DIRECTION: Write each line of the material exactly as given, from the top through the line that contains "const maStart = 11", and omit all pictures.

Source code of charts

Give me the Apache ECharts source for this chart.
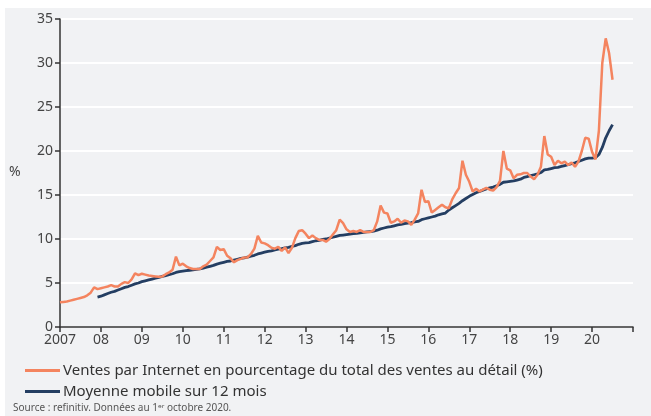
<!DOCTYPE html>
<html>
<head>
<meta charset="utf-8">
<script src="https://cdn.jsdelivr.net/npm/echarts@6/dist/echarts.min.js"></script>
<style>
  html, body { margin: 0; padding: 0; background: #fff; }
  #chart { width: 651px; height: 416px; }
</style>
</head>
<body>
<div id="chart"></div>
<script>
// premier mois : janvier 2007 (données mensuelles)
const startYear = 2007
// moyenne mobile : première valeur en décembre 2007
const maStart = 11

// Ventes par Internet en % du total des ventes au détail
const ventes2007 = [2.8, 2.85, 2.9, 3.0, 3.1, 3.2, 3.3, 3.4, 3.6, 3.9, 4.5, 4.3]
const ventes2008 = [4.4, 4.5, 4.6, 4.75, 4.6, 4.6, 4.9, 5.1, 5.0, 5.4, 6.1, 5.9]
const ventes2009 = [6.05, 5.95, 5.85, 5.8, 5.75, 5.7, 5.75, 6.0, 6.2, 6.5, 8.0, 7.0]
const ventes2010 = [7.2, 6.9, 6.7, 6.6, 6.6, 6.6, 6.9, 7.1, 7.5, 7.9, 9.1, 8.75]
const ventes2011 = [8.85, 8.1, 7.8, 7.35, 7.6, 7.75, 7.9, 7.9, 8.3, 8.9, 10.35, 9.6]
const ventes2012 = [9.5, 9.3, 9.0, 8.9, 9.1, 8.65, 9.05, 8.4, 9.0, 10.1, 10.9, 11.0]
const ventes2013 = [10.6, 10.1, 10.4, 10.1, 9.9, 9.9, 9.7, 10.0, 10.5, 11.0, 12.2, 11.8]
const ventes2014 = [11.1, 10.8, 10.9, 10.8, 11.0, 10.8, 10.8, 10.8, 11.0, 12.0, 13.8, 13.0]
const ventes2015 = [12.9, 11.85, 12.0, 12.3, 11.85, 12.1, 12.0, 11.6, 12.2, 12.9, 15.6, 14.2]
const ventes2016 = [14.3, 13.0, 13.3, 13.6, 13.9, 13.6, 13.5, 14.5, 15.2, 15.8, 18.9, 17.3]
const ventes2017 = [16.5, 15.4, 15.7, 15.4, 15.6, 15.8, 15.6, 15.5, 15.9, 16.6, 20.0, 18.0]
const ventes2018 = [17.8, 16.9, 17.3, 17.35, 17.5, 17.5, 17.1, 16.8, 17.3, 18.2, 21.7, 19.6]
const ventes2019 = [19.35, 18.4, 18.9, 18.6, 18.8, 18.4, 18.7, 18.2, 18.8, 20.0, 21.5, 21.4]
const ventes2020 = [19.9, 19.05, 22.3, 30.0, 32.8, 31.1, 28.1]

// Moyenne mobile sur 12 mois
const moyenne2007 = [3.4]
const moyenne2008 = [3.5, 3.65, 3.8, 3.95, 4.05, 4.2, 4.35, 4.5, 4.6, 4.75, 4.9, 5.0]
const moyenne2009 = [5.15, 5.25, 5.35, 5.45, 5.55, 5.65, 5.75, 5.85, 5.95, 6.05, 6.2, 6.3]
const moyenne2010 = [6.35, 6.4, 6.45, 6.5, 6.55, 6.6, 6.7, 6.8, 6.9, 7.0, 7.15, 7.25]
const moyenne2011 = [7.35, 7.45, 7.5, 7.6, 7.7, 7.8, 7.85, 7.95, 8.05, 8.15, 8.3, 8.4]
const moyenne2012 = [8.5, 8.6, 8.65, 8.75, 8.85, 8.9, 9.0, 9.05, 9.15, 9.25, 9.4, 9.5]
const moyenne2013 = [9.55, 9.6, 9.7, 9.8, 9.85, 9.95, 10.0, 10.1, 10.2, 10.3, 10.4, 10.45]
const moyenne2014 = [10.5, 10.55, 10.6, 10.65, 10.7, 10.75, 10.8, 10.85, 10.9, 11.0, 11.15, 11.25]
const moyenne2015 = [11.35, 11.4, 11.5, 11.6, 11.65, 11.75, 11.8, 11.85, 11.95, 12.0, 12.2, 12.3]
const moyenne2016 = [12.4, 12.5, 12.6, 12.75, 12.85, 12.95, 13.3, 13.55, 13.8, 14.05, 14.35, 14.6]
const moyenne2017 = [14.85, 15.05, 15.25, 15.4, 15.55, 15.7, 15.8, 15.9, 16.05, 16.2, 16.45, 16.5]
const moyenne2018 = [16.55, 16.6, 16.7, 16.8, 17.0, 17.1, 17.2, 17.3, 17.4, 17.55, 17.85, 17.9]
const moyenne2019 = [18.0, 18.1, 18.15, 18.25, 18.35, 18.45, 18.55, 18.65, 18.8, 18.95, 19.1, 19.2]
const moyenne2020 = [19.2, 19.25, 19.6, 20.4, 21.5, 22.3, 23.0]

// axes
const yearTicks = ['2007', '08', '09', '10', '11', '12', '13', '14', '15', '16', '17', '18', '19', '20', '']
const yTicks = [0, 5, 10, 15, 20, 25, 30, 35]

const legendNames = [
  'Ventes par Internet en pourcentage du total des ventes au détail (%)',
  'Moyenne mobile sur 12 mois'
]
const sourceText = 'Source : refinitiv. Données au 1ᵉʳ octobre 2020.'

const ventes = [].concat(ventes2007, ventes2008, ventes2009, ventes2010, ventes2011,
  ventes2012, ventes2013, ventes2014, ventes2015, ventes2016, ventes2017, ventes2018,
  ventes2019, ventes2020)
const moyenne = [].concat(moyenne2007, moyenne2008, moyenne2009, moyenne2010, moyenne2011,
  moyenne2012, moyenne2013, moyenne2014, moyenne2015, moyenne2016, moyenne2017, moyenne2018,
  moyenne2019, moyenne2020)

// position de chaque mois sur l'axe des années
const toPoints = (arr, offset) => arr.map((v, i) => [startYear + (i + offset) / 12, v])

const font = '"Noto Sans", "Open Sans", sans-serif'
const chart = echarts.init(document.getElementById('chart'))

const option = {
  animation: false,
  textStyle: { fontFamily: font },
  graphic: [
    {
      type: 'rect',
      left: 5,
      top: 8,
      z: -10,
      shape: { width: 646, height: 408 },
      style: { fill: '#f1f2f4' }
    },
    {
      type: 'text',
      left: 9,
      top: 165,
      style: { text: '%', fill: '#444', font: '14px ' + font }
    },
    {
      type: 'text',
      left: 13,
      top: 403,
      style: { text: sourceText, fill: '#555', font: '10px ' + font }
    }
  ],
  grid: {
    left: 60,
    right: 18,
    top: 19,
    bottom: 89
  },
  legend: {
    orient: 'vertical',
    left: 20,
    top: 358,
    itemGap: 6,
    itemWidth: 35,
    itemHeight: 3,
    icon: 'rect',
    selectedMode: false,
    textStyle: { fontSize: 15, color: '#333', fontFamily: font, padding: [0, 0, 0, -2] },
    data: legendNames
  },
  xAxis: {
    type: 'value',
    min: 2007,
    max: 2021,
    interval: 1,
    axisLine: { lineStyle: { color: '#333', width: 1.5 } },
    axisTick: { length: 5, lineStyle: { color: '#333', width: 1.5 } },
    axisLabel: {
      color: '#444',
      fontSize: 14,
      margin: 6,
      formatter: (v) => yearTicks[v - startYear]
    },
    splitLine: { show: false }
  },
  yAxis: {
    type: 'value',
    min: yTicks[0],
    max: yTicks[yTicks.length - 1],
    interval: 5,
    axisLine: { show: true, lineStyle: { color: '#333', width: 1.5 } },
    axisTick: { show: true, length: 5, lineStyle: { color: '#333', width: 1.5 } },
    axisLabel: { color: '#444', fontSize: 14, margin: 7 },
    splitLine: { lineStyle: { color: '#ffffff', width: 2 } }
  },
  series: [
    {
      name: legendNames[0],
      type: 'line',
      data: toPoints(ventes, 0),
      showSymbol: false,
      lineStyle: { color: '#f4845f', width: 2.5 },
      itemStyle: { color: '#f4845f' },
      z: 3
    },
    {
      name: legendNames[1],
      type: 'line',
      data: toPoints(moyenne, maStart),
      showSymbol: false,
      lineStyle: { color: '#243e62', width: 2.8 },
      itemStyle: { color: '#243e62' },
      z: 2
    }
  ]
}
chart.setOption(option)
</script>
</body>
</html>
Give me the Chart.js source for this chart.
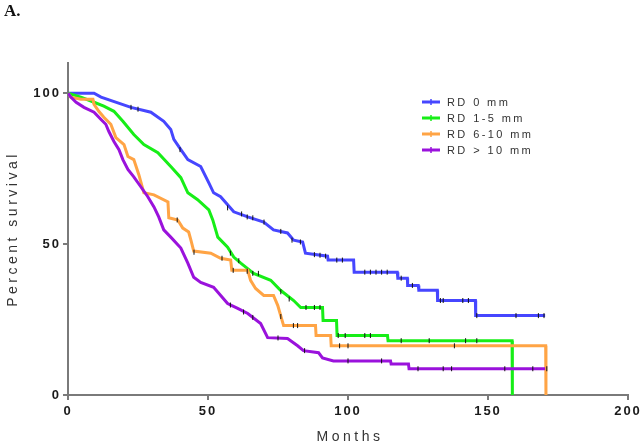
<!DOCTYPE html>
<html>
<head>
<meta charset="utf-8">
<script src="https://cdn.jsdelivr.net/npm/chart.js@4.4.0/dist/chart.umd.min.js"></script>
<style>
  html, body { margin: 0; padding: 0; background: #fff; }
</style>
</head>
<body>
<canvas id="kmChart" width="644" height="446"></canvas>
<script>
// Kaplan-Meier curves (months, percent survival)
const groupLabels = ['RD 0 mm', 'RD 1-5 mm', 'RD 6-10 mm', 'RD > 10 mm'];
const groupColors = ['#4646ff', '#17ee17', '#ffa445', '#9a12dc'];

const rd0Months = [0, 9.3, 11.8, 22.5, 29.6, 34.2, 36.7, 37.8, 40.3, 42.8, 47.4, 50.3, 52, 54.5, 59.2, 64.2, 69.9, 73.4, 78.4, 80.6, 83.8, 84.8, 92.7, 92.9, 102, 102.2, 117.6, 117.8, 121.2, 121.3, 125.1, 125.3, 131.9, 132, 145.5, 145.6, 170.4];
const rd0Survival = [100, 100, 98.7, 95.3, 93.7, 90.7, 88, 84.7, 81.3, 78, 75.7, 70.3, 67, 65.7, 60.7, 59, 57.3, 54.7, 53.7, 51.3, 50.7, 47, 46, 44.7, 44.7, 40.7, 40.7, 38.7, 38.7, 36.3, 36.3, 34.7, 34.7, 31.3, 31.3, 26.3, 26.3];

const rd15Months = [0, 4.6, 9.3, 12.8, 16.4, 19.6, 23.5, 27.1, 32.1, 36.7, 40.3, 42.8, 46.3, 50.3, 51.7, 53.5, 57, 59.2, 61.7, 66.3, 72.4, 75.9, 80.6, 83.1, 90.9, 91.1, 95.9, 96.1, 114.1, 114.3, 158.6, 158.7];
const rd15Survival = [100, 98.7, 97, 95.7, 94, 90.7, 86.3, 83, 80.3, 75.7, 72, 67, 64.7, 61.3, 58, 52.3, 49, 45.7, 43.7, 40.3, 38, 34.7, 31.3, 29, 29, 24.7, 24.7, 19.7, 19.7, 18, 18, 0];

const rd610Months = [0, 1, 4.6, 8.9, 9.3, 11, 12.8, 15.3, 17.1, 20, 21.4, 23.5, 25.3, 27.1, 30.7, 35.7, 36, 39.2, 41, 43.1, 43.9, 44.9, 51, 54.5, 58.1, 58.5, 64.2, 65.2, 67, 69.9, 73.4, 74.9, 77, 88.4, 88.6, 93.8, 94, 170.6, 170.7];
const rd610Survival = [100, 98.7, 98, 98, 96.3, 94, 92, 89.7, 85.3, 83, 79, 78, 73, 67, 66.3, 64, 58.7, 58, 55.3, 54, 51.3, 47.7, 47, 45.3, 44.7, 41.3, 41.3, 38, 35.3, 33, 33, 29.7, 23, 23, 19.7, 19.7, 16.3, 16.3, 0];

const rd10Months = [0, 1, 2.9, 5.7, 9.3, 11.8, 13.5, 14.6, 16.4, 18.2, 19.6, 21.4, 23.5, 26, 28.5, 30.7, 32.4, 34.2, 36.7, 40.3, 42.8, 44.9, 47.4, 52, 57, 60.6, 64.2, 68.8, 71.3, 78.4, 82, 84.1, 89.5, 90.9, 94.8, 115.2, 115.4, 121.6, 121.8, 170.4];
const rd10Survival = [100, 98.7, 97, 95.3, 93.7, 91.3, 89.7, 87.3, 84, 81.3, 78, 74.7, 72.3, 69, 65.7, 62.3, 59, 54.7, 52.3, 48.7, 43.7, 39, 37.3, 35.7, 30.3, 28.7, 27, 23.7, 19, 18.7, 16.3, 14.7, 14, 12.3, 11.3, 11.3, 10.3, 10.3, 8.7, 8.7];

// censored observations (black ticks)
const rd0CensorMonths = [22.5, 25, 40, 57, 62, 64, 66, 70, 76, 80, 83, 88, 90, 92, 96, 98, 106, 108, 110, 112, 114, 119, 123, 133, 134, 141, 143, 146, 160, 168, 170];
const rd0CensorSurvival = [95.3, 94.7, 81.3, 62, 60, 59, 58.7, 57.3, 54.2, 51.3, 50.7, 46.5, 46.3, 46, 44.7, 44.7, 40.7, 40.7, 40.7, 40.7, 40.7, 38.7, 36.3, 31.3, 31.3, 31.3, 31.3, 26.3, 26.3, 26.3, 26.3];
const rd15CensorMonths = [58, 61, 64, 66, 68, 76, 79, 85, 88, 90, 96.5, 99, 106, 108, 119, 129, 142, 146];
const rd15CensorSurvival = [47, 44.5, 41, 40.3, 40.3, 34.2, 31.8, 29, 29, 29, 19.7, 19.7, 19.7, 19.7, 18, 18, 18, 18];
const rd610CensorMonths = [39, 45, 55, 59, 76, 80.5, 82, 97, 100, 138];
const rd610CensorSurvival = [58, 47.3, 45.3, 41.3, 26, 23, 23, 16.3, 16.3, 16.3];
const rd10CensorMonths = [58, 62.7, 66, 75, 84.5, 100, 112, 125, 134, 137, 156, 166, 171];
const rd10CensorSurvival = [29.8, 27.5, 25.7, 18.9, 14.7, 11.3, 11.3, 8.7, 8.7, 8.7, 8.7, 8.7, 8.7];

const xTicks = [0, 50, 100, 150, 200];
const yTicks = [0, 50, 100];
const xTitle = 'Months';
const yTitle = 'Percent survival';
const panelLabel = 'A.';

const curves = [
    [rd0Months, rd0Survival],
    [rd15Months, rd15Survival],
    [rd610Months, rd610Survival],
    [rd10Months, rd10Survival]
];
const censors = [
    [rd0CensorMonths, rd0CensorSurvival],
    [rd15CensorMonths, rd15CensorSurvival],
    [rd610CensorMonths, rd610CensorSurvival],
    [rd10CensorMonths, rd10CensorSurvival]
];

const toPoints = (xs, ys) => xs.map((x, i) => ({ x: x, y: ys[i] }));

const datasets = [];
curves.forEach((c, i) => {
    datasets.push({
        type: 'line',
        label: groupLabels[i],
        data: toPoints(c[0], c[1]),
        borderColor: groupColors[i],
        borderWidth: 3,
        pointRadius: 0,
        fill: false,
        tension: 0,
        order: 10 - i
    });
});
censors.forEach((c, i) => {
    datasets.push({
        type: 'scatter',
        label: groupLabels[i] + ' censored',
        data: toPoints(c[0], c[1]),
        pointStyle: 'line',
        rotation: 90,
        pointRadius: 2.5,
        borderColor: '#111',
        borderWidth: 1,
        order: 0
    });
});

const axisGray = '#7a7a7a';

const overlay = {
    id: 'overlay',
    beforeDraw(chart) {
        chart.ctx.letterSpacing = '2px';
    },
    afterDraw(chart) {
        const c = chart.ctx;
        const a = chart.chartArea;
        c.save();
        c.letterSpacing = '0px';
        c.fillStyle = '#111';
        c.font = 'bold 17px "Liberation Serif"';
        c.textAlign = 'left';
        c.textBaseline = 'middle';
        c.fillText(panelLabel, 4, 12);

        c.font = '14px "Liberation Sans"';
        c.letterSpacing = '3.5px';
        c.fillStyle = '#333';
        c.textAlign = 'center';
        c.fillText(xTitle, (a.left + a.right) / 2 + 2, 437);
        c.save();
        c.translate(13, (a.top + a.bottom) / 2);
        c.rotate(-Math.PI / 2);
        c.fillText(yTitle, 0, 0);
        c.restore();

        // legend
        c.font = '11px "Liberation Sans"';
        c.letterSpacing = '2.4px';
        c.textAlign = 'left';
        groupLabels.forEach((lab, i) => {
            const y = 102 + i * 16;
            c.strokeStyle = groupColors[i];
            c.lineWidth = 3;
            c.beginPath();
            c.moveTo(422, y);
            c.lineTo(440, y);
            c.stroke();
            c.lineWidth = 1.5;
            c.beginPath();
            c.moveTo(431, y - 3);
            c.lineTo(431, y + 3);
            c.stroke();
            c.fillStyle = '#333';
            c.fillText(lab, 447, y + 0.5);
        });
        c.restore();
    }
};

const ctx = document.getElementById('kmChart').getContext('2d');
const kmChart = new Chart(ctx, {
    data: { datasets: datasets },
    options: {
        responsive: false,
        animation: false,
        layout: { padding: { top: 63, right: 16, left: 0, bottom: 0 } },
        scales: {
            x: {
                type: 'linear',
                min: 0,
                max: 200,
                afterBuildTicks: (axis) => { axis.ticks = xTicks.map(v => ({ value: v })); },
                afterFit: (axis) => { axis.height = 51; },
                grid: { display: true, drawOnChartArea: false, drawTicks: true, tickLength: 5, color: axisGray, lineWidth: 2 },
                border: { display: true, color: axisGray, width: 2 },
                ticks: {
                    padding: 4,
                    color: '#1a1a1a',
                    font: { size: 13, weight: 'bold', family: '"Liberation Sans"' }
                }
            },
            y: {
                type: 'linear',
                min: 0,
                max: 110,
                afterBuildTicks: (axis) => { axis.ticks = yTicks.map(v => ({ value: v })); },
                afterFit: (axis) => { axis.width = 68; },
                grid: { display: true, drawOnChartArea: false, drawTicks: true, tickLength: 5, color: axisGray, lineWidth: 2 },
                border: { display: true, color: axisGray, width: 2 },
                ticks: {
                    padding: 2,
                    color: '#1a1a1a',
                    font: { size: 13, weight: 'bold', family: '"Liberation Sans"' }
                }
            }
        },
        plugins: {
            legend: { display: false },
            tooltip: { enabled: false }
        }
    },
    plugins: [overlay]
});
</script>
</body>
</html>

EXERCISE OUTPUT:
Give me the Apache ECharts source for this chart.
<!DOCTYPE html>
<html>
<head>
<meta charset="utf-8">
<script src="https://cdn.jsdelivr.net/npm/echarts@6/dist/echarts.min.js"></script>
<style>
  html, body { margin: 0; padding: 0; background: #fff; }
  #chart { width: 651px; height: 416px; }
</style>
</head>
<body>
<div id="chart"></div>
<script>
// premier mois : janvier 2007 (données mensuelles)
const startYear = 2007
// moyenne mobile : première valeur en décembre 2007
const maStart = 11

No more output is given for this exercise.